Joined: 16 Jun 04
Things are back online after the two outages - one just before Xmas and another right after the beginning of the new year.
What happened in the first outage was that the "download" connection went down into super-slow-mode (like it has done a few times before). There is still no indication as to why this happens from time to time. The primary connection (usually only running the webserver and other interactive stuff) took over a bit of the load but to the BOINC client it would still look like a connection problem 2 out of 3 times. This situation was initially fixed remotely by switching entirely to the primary connection and then later, on the 23rd, by remotely rebooting the download connection modem.
On January the 2nd, a power supply short-circuited and caused the entire server cluster - and everything else sharing the UPS that the PSU was connected to - to immediately power off as a safety precaution in order to avoid starting a fire.

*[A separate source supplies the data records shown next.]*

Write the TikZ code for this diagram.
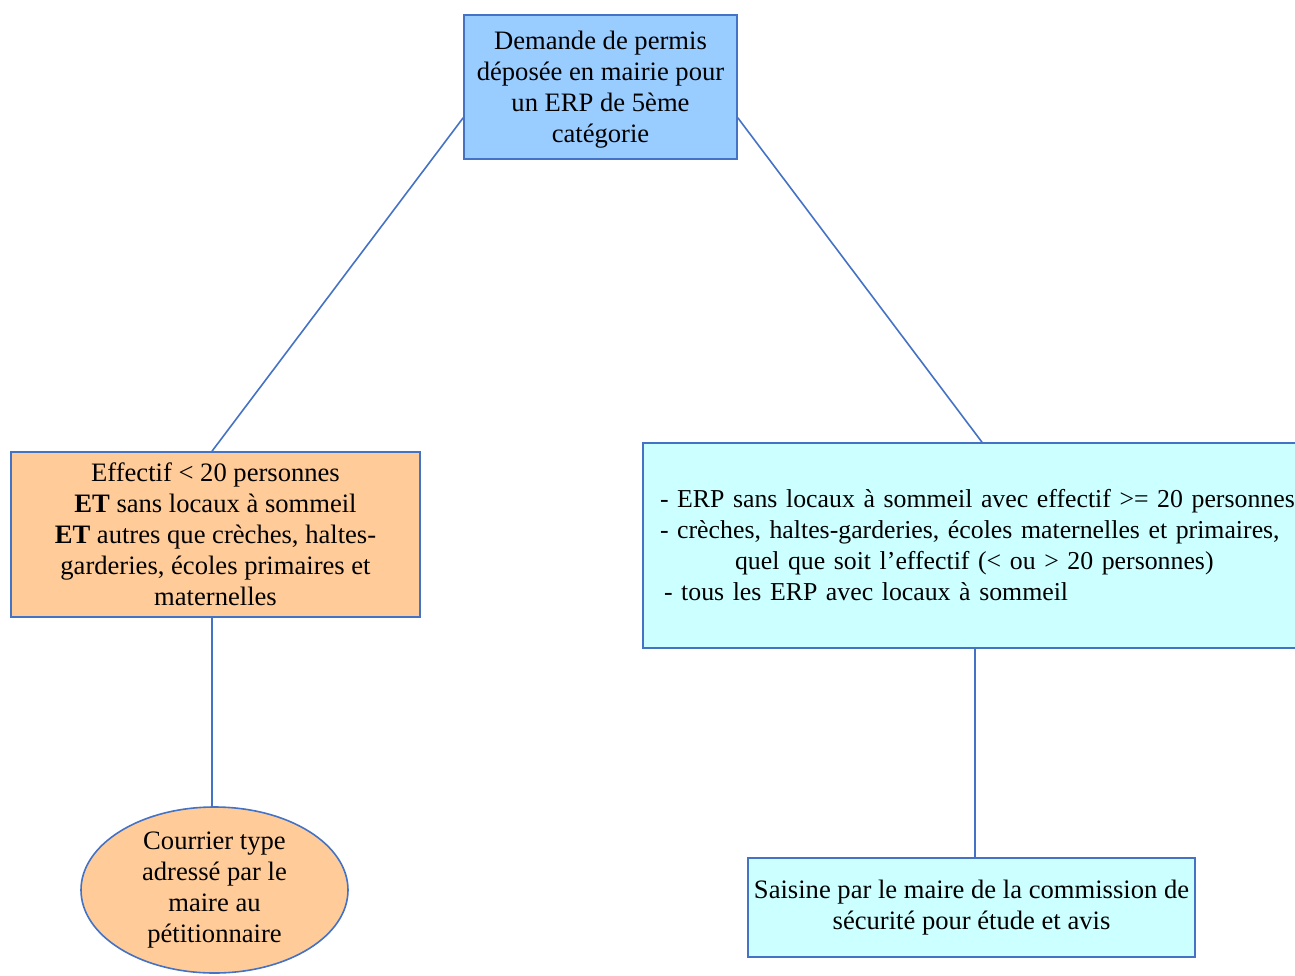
\documentclass[tikz,border=0pt]{standalone}
\usepackage{fontspec}
\setmainfont{Liberation Serif}
\usepackage{tikz}
\usetikzlibrary{shapes.geometric}

\definecolor{edgeblue}{HTML}{4472C4}
\definecolor{topfill}{HTML}{99CCFF}
\definecolor{peachfill}{HTML}{FFCC99}
\definecolor{cyanfill}{HTML}{CCFFFF}

\tikzset{
    every node/.style={font=\fontsize{13.3}{15.5}\selectfont},
    box/.style={draw=edgeblue, line width=0.8pt, rectangle, align=center, inner sep=0pt},
    bubble/.style={draw=edgeblue, line width=0.8pt, ellipse, align=center, inner sep=0pt},
    link/.style={draw=edgeblue, line width=0.8pt}
}

\begin{document}
\begin{tikzpicture}[x=0.5pt, y=-0.5pt]
                    \useasboundingbox (0, 0) rectangle (1295, 975);

                    \node[box, fill=topfill, minimum width=136.5pt, minimum height=72pt, text depth=-1pt]
                        (demande) at (600.5, 87)
                        {Demande de permis\\déposée en mairie pour\\un ERP de 5ème\\catégorie};
                    \node[box, fill=peachfill, minimum width=204.5pt, minimum height=82.5pt]
                        (petit) at (215.5, 534.5)
                        {Effectif < 20 personnes\\\textbf{ET} sans locaux à sommeil\\\textbf{ET} autres que crèches, haltes-\\garderies, écoles primaires et\\maternelles};
                    \node[box, fill=cyanfill, align=left, text width=322pt, inner xsep=8.5pt, minimum height=102.5pt,
                          font=\fontsize{12.9}{15.5}\selectfont]
                        (grand) at (982, 545.5)
                        {- ERP sans locaux à sommeil avec effectif >= 20 personnes\\
                         - crèches, haltes-garderies, écoles maternelles et primaires,\\
                         \hspace*{37.5pt}quel que soit l’effectif (< ou > 20 personnes)\\
                         \hspace*{2pt}- tous les ERP avec locaux à sommeil};
                    \node[bubble, fill=peachfill, minimum width=133.5pt, minimum height=83pt]
                        (courrier) at (214.5, 890)
                        {Courrier type\\adressé par le\\maire au\\pétitionnaire};
                    \node[box, fill=cyanfill, minimum width=223.5pt, minimum height=49.5pt]
                        (saisine) at (971.5, 907.5)
                        {Saisine par le maire de la commission de\\sécurité pour étude et avis};

                    \draw[link]
                        ([yshift=21pt]demande.south west) -- ([xshift=-1.75pt]petit.north)
                        ([yshift=21pt]demande.south east) -- (grand.north)
                        ([xshift=-1.75pt]petit.south) -- ([xshift=-1.75pt]petit.south |- courrier.north)
                        ([xshift=1.75pt]saisine.north) -- ([xshift=1.75pt]saisine.north |- grand.south)
                    ;
\end{tikzpicture}
\end{document}
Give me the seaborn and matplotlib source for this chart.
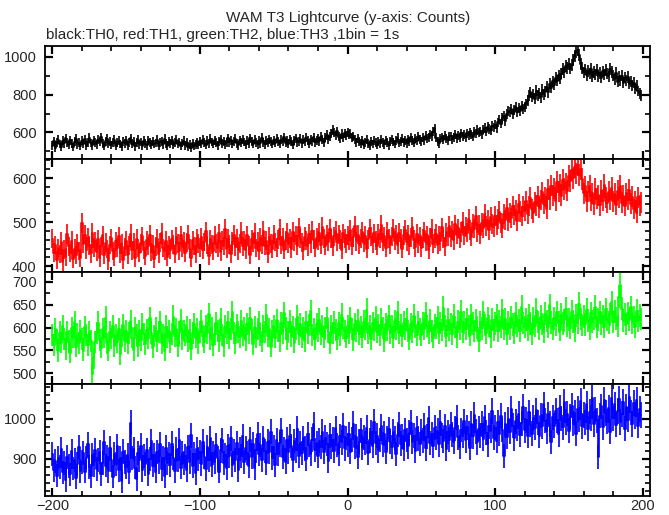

The power supply was meant to provide power to the server doing post-processing work on the Sunflower workunits once rendered by the clients.
It didn't take long to find the problem, replace the PSU with a spare, run the necessary file system integrity checks and then start the servers back up. Unfortunately I didn't remember to start the feeder and I've been a bit too busy this week to notice it until today. Luckily no data was lost and no other hardware apart from the PSU was harmed - and I got to experience the terrifying howl of a UPS and power distribution system in short-circuit protection mode.
Apart from this slight stumble into 2013 things should now start moving forward again.